== Stored records ==

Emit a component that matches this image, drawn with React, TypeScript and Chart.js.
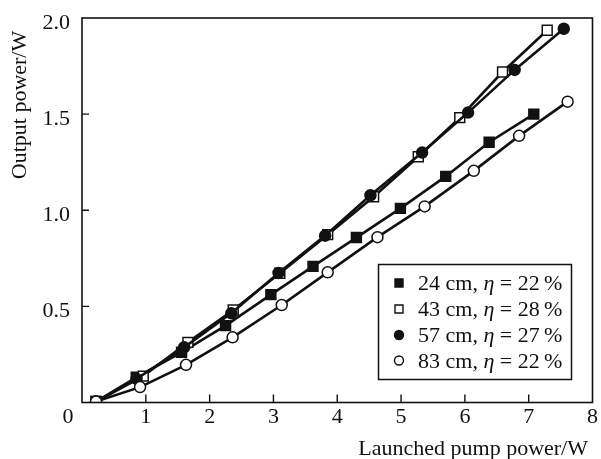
import React, { useEffect, useRef } from "react";
import { Chart, registerables } from "chart.js";

Chart.register(...registerables);

// Data
const x24 = [0.22, 0.85, 1.56, 2.25, 2.96, 3.62, 4.3, 4.99, 5.7, 6.38, 7.08];
const y24 = [0.005, 0.131, 0.261, 0.4, 0.561, 0.708, 0.858, 1.01, 1.176, 1.354, 1.5];
const x43 = [0.22, 0.96, 1.66, 2.37, 3.1, 3.85, 4.57, 5.27, 5.92, 6.59, 7.29];
const y43 = [0.005, 0.137, 0.313, 0.481, 0.672, 0.873, 1.07, 1.278, 1.482, 1.719, 1.936];
const x57 = [0.22, 0.855, 1.6, 2.34, 3.08, 3.81, 4.52, 5.33, 6.05, 6.78, 7.55];
const y57 = [0.005, 0.123, 0.287, 0.464, 0.674, 0.868, 1.078, 1.3, 1.508, 1.73, 1.944];
const x83 = [0.22, 0.91, 1.63, 2.36, 3.13, 3.85, 4.63, 5.37, 6.14, 6.85, 7.61];
const y83 = [0.005, 0.08, 0.196, 0.339, 0.507, 0.677, 0.86, 1.02, 1.205, 1.387, 1.565];

const lengths = ["24 cm, ", "43 cm, ", "57 cm, ", "83 cm, "];
const etas = ["22", "28", "27", "22"];
const markerStyles = ["rect", "rect", "circle", "circle"];
const markerFilled = [true, false, true, false];

const xTicks = [1, 2, 3, 4, 5, 6, 7, 8];
const yTicks = [0.5, 1.0, 1.5, 2.0];
const xTitle = "Launched pump power/W";
const yTitle = "Output power/W";

const FONT = '"Liberation Serif", "Times New Roman", serif';

const toPts = (xs: number[], ys: number[]) => xs.map((x, i) => ({ x, y: ys[i] }));

function drawMarker(ctx: CanvasRenderingContext2D, style: string, filled: boolean, x: number, y: number, size: number) {
  ctx.save();
  ctx.lineWidth = 1.4;
  ctx.strokeStyle = "#111";
  ctx.fillStyle = filled ? "#111" : "#fff";
  ctx.beginPath();
  if (style === "rect") {
    ctx.rect(x - size / 2, y - size / 2, size, size);
  } else {
    ctx.arc(x, y, size / 2, 0, Math.PI * 2);
  }
  ctx.fill();
  ctx.stroke();
  ctx.restore();
}

const decorPlugin = {
  id: "decor",
  afterDraw(chart: any) {
    const ctx: CanvasRenderingContext2D = chart.ctx;
    const { left, right, top, bottom } = chart.chartArea;
    const xs = chart.scales.x;
    const ys = chart.scales.y;
    ctx.save();
    ctx.strokeStyle = "#111";
    ctx.lineWidth = 1.6;
    ctx.strokeRect(left, top, right - left, bottom - top);
    // inward ticks
    ctx.lineWidth = 1.4;
    ctx.beginPath();
    for (const t of xTicks) {
      if (t >= 8) continue;
      const px = xs.getPixelForValue(t);
      ctx.moveTo(px, bottom);
      ctx.lineTo(px, bottom - 8);
    }
    for (const t of yTicks) {
      if (t >= 2) continue;
      const py = ys.getPixelForValue(t);
      ctx.moveTo(left, py);
      ctx.lineTo(left + 7, py);
    }
    ctx.stroke();

    ctx.fillStyle = "#111";
    ctx.font = `22px ${FONT}`;
    ctx.textBaseline = "alphabetic";
    ctx.textAlign = "center";
    for (const t of xTicks) {
      ctx.fillText(String(t), xs.getPixelForValue(t), 423);
    }
    ctx.fillText("0", 68, 423);
    ctx.textAlign = "right";
    for (const t of yTicks) {
      ctx.fillText(t.toFixed(1), 70, ys.getPixelForValue(t) + 11);
    }
    // axis titles
    ctx.textAlign = "right";
    ctx.fillText(xTitle, 588, 455);
    ctx.save();
    ctx.translate(26, 105);
    ctx.rotate(-Math.PI / 2);
    ctx.textAlign = "center";
    ctx.fillText(yTitle, 0, 0);
    ctx.restore();

    // legend
    ctx.lineWidth = 1.5;
    ctx.strokeRect(378.5, 264.5, 193, 115);
    const rowY = [283, 309, 335, 360.5];
    for (let i = 0; i < lengths.length; i++) {
      const y = rowY[i];
      drawMarker(ctx, markerStyles[i], markerFilled[i], 399, y, markerStyles[i] === "rect" ? 8 : 9);
      let x = 418;
      ctx.textAlign = "left";
      ctx.font = `22px ${FONT}`;
      ctx.fillText(lengths[i], x, y + 7);
      x += ctx.measureText(lengths[i]).width;
      ctx.font = `italic 22px ${FONT}`;
      ctx.fillText("\u03B7", x, y + 7);
      x += ctx.measureText("\u03B7").width;
      ctx.font = `22px ${FONT}`;
      const rest = " = " + etas[i] + "\u2009%";
      ctx.fillText(rest, x, y + 7);
    }
    ctx.restore();
  },
};

export default function App() {
  const ref = useRef<HTMLCanvasElement | null>(null);
  useEffect(() => {
    if (!ref.current) return;
    const common = {
      borderColor: "#111",
      borderWidth: 2.6,
      pointBorderColor: "#111",
      pointBorderWidth: 1.5,
      showLine: true,
      tension: 0,
    };
    const chart = new Chart(ref.current, {
      type: "scatter",
      data: {
        datasets: [
          { ...common, label: "24 cm", data: toPts(x24, y24), pointStyle: "rect", pointRadius: 7, pointBackgroundColor: "#111", order: 3 },
          { ...common, label: "43 cm", data: toPts(x43, y43), pointStyle: "rect", pointRadius: 7, pointBackgroundColor: "#fff", order: 2 },
          { ...common, label: "57 cm", data: toPts(x57, y57), pointStyle: "circle", pointRadius: 5.5, pointBackgroundColor: "#111", order: 1 },
          { ...common, label: "83 cm", data: toPts(x83, y83), pointStyle: "circle", pointRadius: 5.5, pointBackgroundColor: "#fff", order: 0 },
        ],
      },
      options: {
        animation: false,
        responsive: false,
        layout: { padding: { left: 82, right: 4, top: 18, bottom: 56.5 } },
        plugins: { legend: { display: false }, tooltip: { enabled: false } },
        scales: {
          x: { type: "linear", min: 0, max: 8, display: false },
          y: { type: "linear", min: 0, max: 2, display: false },
        },
      },
      plugins: [decorPlugin],
    } as any);
    return () => chart.destroy();
  }, []);
  return (
    <div style={{ position: "fixed", left: 0, top: 0, width: 601, height: 459, background: "#fff" }}>
      <canvas ref={ref} width={601} height={459} />
    </div>
  );
}
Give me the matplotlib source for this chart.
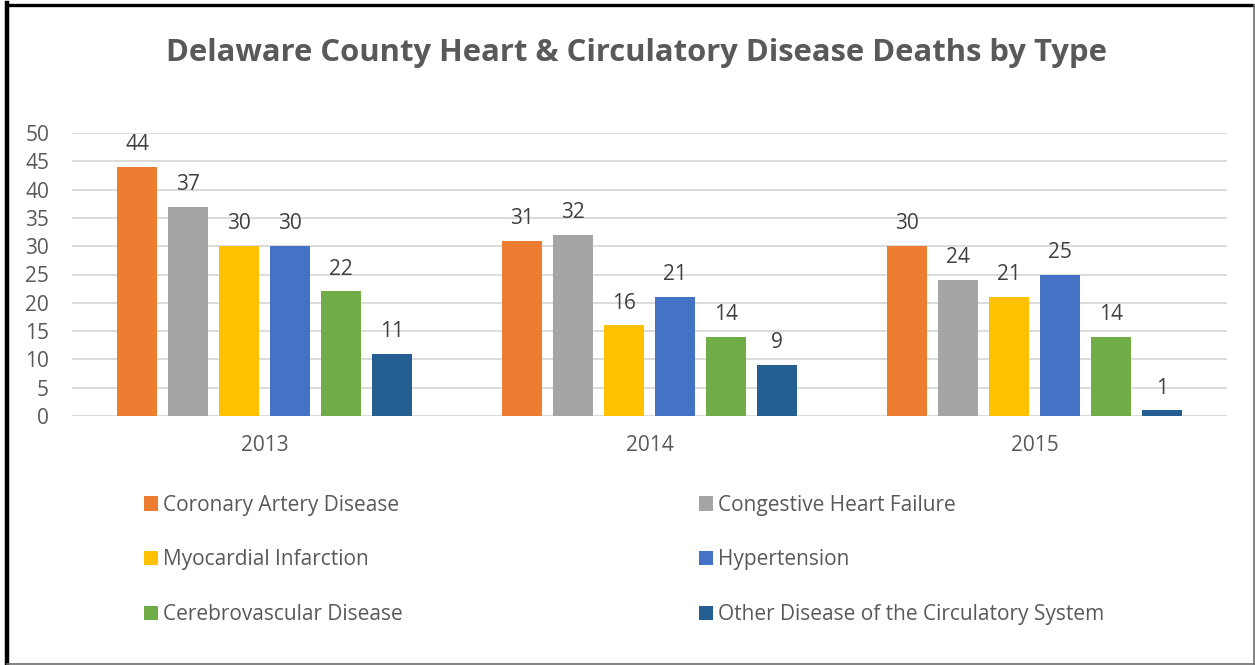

===

Copy out the records above in full, exactly as written, but not the pictures.

> **Task result**
Emit a component that matches this image, drawn with React, TypeScript and Chart.js.
import React, { useEffect, useRef } from "react";
import { Chart, registerables } from "chart.js";

Chart.register(...registerables);

// Data
const x24 = [0.22, 0.85, 1.56, 2.25, 2.96, 3.62, 4.3, 4.99, 5.7, 6.38, 7.08];
const y24 = [0.005, 0.131, 0.261, 0.4, 0.561, 0.708, 0.858, 1.01, 1.176, 1.354, 1.5];
const x43 = [0.22, 0.96, 1.66, 2.37, 3.1, 3.85, 4.57, 5.27, 5.92, 6.59, 7.29];
const y43 = [0.005, 0.137, 0.313, 0.481, 0.672, 0.873, 1.07, 1.278, 1.482, 1.719, 1.936];
const x57 = [0.22, 0.855, 1.6, 2.34, 3.08, 3.81, 4.52, 5.33, 6.05, 6.78, 7.55];
const y57 = [0.005, 0.123, 0.287, 0.464, 0.674, 0.868, 1.078, 1.3, 1.508, 1.73, 1.944];
const x83 = [0.22, 0.91, 1.63, 2.36, 3.13, 3.85, 4.63, 5.37, 6.14, 6.85, 7.61];
const y83 = [0.005, 0.08, 0.196, 0.339, 0.507, 0.677, 0.86, 1.02, 1.205, 1.387, 1.565];

const lengths = ["24 cm, ", "43 cm, ", "57 cm, ", "83 cm, "];
const etas = ["22", "28", "27", "22"];
const markerStyles = ["rect", "rect", "circle", "circle"];
const markerFilled = [true, false, true, false];

const xTicks = [1, 2, 3, 4, 5, 6, 7, 8];
const yTicks = [0.5, 1.0, 1.5, 2.0];
const xTitle = "Launched pump power/W";
const yTitle = "Output power/W";

const FONT = '"Liberation Serif", "Times New Roman", serif';

const toPts = (xs: number[], ys: number[]) => xs.map((x, i) => ({ x, y: ys[i] }));

function drawMarker(ctx: CanvasRenderingContext2D, style: string, filled: boolean, x: number, y: number, size: number) {
  ctx.save();
  ctx.lineWidth = 1.4;
  ctx.strokeStyle = "#111";
  ctx.fillStyle = filled ? "#111" : "#fff";
  ctx.beginPath();
  if (style === "rect") {
    ctx.rect(x - size / 2, y - size / 2, size, size);
  } else {
    ctx.arc(x, y, size / 2, 0, Math.PI * 2);
  }
  ctx.fill();
  ctx.stroke();
  ctx.restore();
}

const decorPlugin = {
  id: "decor",
  afterDraw(chart: any) {
    const ctx: CanvasRenderingContext2D = chart.ctx;
    const { left, right, top, bottom } = chart.chartArea;
    const xs = chart.scales.x;
    const ys = chart.scales.y;
    ctx.save();
    ctx.strokeStyle = "#111";
    ctx.lineWidth = 1.6;
    ctx.strokeRect(left, top, right - left, bottom - top);
    // inward ticks
    ctx.lineWidth = 1.4;
    ctx.beginPath();
    for (const t of xTicks) {
      if (t >= 8) continue;
      const px = xs.getPixelForValue(t);
      ctx.moveTo(px, bottom);
      ctx.lineTo(px, bottom - 8);
    }
    for (const t of yTicks) {
      if (t >= 2) continue;
      const py = ys.getPixelForValue(t);
      ctx.moveTo(left, py);
      ctx.lineTo(left + 7, py);
    }
    ctx.stroke();

    ctx.fillStyle = "#111";
    ctx.font = `22px ${FONT}`;
    ctx.textBaseline = "alphabetic";
    ctx.textAlign = "center";
    for (const t of xTicks) {
      ctx.fillText(String(t), xs.getPixelForValue(t), 423);
    }
    ctx.fillText("0", 68, 423);
    ctx.textAlign = "right";
    for (const t of yTicks) {
      ctx.fillText(t.toFixed(1), 70, ys.getPixelForValue(t) + 11);
    }
    // axis titles
    ctx.textAlign = "right";
    ctx.fillText(xTitle, 588, 455);
    ctx.save();
    ctx.translate(26, 105);
    ctx.rotate(-Math.PI / 2);
    ctx.textAlign = "center";
    ctx.fillText(yTitle, 0, 0);
    ctx.restore();

    // legend
    ctx.lineWidth = 1.5;
    ctx.strokeRect(378.5, 264.5, 193, 115);
    const rowY = [283, 309, 335, 360.5];
    for (let i = 0; i < lengths.length; i++) {
      const y = rowY[i];
      drawMarker(ctx, markerStyles[i], markerFilled[i], 399, y, markerStyles[i] === "rect" ? 8 : 9);
      let x = 418;
      ctx.textAlign = "left";
      ctx.font = `22px ${FONT}`;
      ctx.fillText(lengths[i], x, y + 7);
      x += ctx.measureText(lengths[i]).width;
      ctx.font = `italic 22px ${FONT}`;
      ctx.fillText("\u03B7", x, y + 7);
      x += ctx.measureText("\u03B7").width;
      ctx.font = `22px ${FONT}`;
      const rest = " = " + etas[i] + "\u2009%";
      ctx.fillText(rest, x, y + 7);
    }
    ctx.restore();
  },
};

export default function App() {
  const ref = useRef<HTMLCanvasElement | null>(null);
  useEffect(() => {
    if (!ref.current) return;
    const common = {
      borderColor: "#111",
      borderWidth: 2.6,
      pointBorderColor: "#111",
      pointBorderWidth: 1.5,
      showLine: true,
      tension: 0,
    };
    const chart = new Chart(ref.current, {
      type: "scatter",
      data: {
        datasets: [
          { ...common, label: "24 cm", data: toPts(x24, y24), pointStyle: "rect", pointRadius: 7, pointBackgroundColor: "#111", order: 3 },
          { ...common, label: "43 cm", data: toPts(x43, y43), pointStyle: "rect", pointRadius: 7, pointBackgroundColor: "#fff", order: 2 },
          { ...common, label: "57 cm", data: toPts(x57, y57), pointStyle: "circle", pointRadius: 5.5, pointBackgroundColor: "#111", order: 1 },
          { ...common, label: "83 cm", data: toPts(x83, y83), pointStyle: "circle", pointRadius: 5.5, pointBackgroundColor: "#fff", order: 0 },
        ],
      },
      options: {
        animation: false,
        responsive: false,
        layout: { padding: { left: 82, right: 4, top: 18, bottom: 56.5 } },
        plugins: { legend: { display: false }, tooltip: { enabled: false } },
        scales: {
          x: { type: "linear", min: 0, max: 8, display: false },
          y: { type: "linear", min: 0, max: 2, display: false },
        },
      },
      plugins: [decorPlugin],
    } as any);
    return () => chart.destroy();
  }, []);
  return (
    <div style={{ position: "fixed", left: 0, top: 0, width: 601, height: 459, background: "#fff" }}>
      <canvas ref={ref} width={601} height={459} />
    </div>
  );
}
Give me the matplotlib source for this chart.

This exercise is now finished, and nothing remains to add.